The Court of Appeal held that it was not inappropriate to find that, had the Defendant accepted either of the Part 36 offers, it would have meant that the Defendant had admitted liability for both the alleged injuries and this would then preclude its ability to subsequently submit that it had not caused the back injury at all. As the Defendant had only been found liable in relation to the neck injury, the Court of Appeal concluded that the Defendant had bettered both Part 36 offers. The Claimant was not awarded the additional costs it sought under CPR 36.17.
Consequences of the Court of Appeal Decision
What can litigators practising in the personal injury and costs arenas take from this decision?
This relatively simple yet powerful judicial authority operates as a compelling reminder that the list of required formalities contained within CPR 36.5 are not there merely for academic consideration, with r.36.5(1)(d) being the individual aggressor in this case. A suggested golden rule would be for practitioners to ensure, at the very least, that any Part 36 offers made in relation to a particular issue or head of loss of a claim are identified as such in a clear manner. It should always be borne in mind that the part of the claim to which a Part 36 offer refers to will be stayed with immediate effect if said offer is accepted.
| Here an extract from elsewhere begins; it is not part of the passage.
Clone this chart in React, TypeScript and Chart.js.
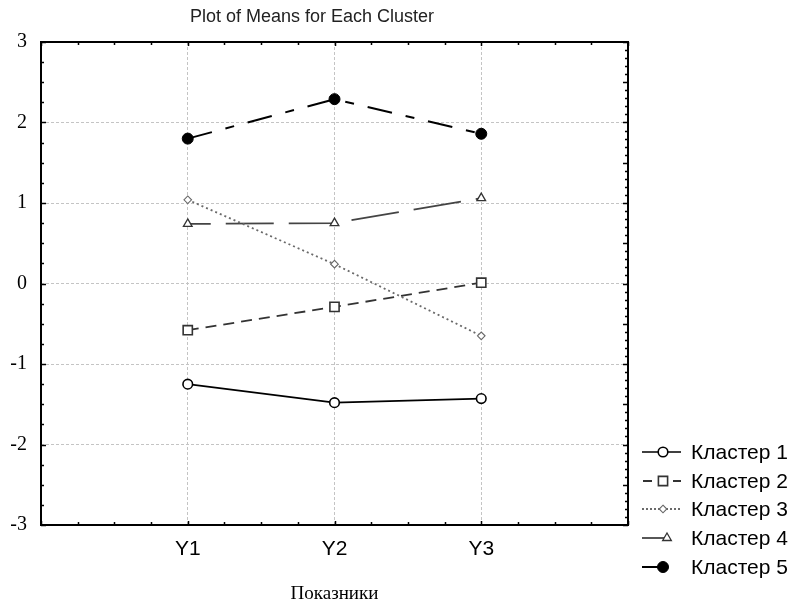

Citing CPR 47.20(4) it wouldn't be foolish to note that the consequences of this judgment could equally apply to those Part 36 offers made for the purposes of, or during, live detailed assessment proceedings. The formalities are king and if a Part 36 offer made in relation to a Claimant's bill of costs represents only a certain aspect of it, such as hourly rates, then it is imperative that this is stated within the offer.